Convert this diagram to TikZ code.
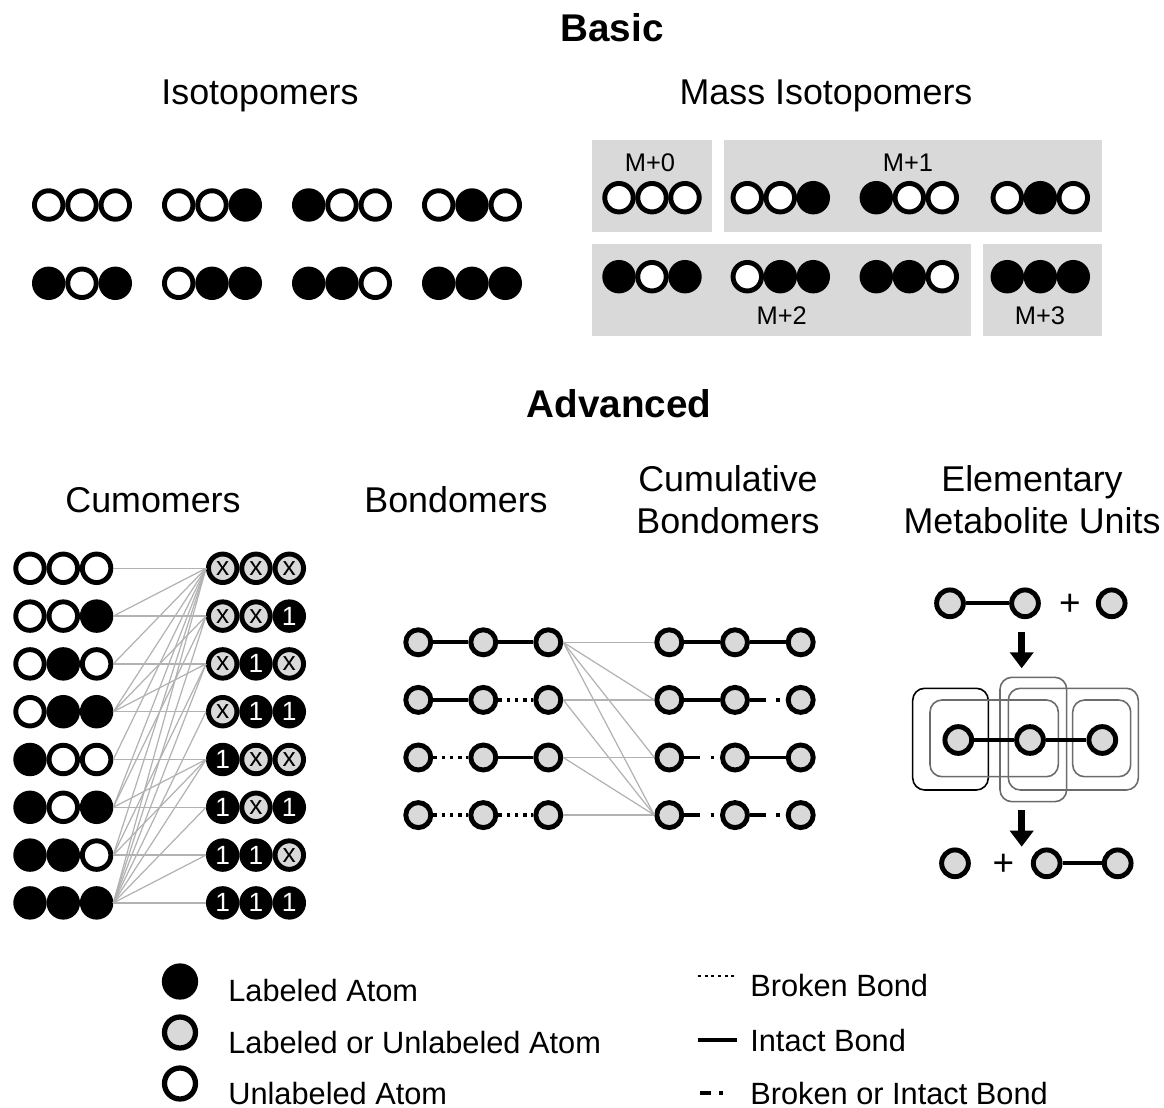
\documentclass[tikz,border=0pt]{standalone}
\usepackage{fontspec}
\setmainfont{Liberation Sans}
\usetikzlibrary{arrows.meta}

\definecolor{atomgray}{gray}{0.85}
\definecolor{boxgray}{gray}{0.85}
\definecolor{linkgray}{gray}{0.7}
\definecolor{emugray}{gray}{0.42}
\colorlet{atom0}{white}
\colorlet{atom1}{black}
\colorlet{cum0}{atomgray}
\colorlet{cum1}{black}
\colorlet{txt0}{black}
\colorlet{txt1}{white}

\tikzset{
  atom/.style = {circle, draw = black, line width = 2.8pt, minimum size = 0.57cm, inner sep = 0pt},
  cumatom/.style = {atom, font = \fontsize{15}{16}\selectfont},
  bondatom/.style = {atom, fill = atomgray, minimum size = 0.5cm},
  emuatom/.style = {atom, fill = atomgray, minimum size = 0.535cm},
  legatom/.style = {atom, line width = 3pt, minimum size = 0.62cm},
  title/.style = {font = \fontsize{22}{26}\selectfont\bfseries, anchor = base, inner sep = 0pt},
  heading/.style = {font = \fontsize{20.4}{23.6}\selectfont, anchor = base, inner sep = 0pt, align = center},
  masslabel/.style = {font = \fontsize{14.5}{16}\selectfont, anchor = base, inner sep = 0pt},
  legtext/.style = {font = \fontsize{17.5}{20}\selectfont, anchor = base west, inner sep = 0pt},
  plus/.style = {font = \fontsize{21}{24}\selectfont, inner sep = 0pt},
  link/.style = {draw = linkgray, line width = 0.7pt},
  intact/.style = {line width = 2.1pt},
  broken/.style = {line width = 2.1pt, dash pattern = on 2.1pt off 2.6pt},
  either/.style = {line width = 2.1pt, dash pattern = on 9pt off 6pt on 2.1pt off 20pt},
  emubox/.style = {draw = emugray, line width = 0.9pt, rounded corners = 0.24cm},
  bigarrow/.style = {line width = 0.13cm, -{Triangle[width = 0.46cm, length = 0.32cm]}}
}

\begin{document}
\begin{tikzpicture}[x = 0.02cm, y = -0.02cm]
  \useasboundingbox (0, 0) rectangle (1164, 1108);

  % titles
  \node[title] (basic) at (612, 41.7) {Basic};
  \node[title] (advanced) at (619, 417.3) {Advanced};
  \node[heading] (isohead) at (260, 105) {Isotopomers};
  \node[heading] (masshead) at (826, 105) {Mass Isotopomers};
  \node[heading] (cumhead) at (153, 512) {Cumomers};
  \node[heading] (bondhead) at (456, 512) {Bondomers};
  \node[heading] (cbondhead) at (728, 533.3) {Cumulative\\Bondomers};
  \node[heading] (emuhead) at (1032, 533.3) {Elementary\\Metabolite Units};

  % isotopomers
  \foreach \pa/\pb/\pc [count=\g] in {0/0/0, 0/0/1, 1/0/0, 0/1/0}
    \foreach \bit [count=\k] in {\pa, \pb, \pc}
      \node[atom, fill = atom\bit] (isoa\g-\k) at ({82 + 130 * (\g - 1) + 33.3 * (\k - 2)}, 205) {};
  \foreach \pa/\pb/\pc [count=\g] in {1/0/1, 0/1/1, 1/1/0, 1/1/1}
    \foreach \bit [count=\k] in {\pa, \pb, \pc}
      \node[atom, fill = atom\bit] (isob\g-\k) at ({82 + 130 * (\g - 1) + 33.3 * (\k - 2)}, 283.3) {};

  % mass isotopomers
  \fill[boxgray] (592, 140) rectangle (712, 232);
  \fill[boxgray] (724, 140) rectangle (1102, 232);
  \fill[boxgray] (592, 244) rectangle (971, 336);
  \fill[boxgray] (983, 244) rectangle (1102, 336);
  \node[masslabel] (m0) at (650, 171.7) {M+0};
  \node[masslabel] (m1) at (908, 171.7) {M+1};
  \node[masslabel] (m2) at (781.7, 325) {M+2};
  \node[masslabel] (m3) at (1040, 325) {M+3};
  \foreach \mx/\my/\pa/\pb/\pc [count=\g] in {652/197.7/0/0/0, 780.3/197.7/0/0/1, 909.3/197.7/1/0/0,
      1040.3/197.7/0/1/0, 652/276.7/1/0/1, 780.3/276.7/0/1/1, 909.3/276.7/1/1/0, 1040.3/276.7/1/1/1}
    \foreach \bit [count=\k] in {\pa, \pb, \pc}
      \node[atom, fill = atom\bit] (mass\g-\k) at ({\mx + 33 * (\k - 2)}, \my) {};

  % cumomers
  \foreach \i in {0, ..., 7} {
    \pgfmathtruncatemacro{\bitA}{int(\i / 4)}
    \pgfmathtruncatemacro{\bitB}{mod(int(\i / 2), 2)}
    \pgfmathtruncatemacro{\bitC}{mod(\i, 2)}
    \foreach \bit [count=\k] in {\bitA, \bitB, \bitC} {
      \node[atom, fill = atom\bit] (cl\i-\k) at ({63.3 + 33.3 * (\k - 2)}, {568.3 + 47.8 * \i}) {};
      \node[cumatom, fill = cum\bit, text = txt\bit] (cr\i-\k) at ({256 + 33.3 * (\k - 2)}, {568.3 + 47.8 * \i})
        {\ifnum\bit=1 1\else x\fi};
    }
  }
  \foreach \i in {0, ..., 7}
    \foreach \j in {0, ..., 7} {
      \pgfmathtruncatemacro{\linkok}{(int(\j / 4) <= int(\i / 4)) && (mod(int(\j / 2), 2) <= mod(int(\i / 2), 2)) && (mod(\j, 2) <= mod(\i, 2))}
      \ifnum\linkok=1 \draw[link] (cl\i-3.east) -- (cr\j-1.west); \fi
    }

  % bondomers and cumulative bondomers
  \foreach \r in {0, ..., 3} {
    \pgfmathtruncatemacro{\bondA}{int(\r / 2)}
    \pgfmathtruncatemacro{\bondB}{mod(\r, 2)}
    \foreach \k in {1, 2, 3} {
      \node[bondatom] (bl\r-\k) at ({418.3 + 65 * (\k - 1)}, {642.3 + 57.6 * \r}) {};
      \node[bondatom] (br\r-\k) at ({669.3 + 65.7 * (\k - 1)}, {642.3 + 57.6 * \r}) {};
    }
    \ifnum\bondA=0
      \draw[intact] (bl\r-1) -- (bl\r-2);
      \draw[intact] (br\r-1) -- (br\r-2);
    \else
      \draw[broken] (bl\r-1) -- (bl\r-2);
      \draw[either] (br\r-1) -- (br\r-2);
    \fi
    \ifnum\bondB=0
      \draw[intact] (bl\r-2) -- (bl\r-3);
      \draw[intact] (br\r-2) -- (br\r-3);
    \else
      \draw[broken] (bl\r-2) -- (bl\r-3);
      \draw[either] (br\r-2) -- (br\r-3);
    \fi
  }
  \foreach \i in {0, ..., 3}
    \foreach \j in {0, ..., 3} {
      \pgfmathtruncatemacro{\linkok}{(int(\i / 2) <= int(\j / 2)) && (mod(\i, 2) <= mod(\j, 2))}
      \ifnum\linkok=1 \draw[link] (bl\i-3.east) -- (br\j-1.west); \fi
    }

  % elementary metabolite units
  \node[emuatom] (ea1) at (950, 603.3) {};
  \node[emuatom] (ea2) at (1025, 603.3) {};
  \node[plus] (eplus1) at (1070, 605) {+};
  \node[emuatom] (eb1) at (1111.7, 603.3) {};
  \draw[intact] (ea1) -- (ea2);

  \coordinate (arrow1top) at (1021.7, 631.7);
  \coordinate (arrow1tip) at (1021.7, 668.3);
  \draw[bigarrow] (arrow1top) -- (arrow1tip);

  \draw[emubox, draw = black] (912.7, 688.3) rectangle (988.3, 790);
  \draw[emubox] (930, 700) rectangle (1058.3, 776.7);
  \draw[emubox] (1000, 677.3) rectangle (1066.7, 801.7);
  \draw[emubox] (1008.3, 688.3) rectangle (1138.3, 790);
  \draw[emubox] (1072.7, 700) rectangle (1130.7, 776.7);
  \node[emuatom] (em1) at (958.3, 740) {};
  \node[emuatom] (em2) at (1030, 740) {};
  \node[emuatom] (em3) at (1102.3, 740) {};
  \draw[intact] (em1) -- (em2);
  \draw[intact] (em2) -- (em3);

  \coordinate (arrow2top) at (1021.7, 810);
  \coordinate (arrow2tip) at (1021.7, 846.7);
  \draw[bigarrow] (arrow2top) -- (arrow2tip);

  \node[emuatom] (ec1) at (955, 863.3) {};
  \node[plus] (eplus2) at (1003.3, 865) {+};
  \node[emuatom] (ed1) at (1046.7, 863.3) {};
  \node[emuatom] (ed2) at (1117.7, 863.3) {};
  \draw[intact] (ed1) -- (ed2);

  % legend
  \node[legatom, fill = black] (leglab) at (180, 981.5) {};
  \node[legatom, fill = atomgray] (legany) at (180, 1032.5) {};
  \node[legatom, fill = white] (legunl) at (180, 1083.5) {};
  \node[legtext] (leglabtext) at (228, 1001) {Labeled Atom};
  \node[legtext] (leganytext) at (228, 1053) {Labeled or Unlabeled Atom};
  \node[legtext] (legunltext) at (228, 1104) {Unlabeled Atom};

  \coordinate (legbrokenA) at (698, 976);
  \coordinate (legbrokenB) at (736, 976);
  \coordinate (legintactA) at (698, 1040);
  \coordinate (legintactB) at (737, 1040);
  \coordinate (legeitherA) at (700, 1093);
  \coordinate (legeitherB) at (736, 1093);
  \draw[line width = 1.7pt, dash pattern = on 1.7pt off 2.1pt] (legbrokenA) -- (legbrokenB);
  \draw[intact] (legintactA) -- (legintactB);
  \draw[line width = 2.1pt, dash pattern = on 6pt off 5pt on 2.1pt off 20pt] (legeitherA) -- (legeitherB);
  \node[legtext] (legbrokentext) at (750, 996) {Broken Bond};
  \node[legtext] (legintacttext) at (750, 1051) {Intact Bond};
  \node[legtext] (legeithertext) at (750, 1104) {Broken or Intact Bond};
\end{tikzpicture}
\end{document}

- [WHAT TO WORK ON]:
Starting at the first line of the material, output exactly the lines up to and including the one with "rectangle (1164, 1108);". Do not include the pictures.

- [EXERCISE RESULT]:
Convert this diagram to TikZ code.
\documentclass[tikz,border=0pt]{standalone}
\usepackage{fontspec}
\setmainfont{Liberation Sans}
\usetikzlibrary{arrows.meta}

\definecolor{atomgray}{gray}{0.85}
\definecolor{boxgray}{gray}{0.85}
\definecolor{linkgray}{gray}{0.7}
\definecolor{emugray}{gray}{0.42}
\colorlet{atom0}{white}
\colorlet{atom1}{black}
\colorlet{cum0}{atomgray}
\colorlet{cum1}{black}
\colorlet{txt0}{black}
\colorlet{txt1}{white}

\tikzset{
  atom/.style = {circle, draw = black, line width = 2.8pt, minimum size = 0.57cm, inner sep = 0pt},
  cumatom/.style = {atom, font = \fontsize{15}{16}\selectfont},
  bondatom/.style = {atom, fill = atomgray, minimum size = 0.5cm},
  emuatom/.style = {atom, fill = atomgray, minimum size = 0.535cm},
  legatom/.style = {atom, line width = 3pt, minimum size = 0.62cm},
  title/.style = {font = \fontsize{22}{26}\selectfont\bfseries, anchor = base, inner sep = 0pt},
  heading/.style = {font = \fontsize{20.4}{23.6}\selectfont, anchor = base, inner sep = 0pt, align = center},
  masslabel/.style = {font = \fontsize{14.5}{16}\selectfont, anchor = base, inner sep = 0pt},
  legtext/.style = {font = \fontsize{17.5}{20}\selectfont, anchor = base west, inner sep = 0pt},
  plus/.style = {font = \fontsize{21}{24}\selectfont, inner sep = 0pt},
  link/.style = {draw = linkgray, line width = 0.7pt},
  intact/.style = {line width = 2.1pt},
  broken/.style = {line width = 2.1pt, dash pattern = on 2.1pt off 2.6pt},
  either/.style = {line width = 2.1pt, dash pattern = on 9pt off 6pt on 2.1pt off 20pt},
  emubox/.style = {draw = emugray, line width = 0.9pt, rounded corners = 0.24cm},
  bigarrow/.style = {line width = 0.13cm, -{Triangle[width = 0.46cm, length = 0.32cm]}}
}

\begin{document}
\begin{tikzpicture}[x = 0.02cm, y = -0.02cm]
  \useasboundingbox (0, 0) rectangle (1164, 1108);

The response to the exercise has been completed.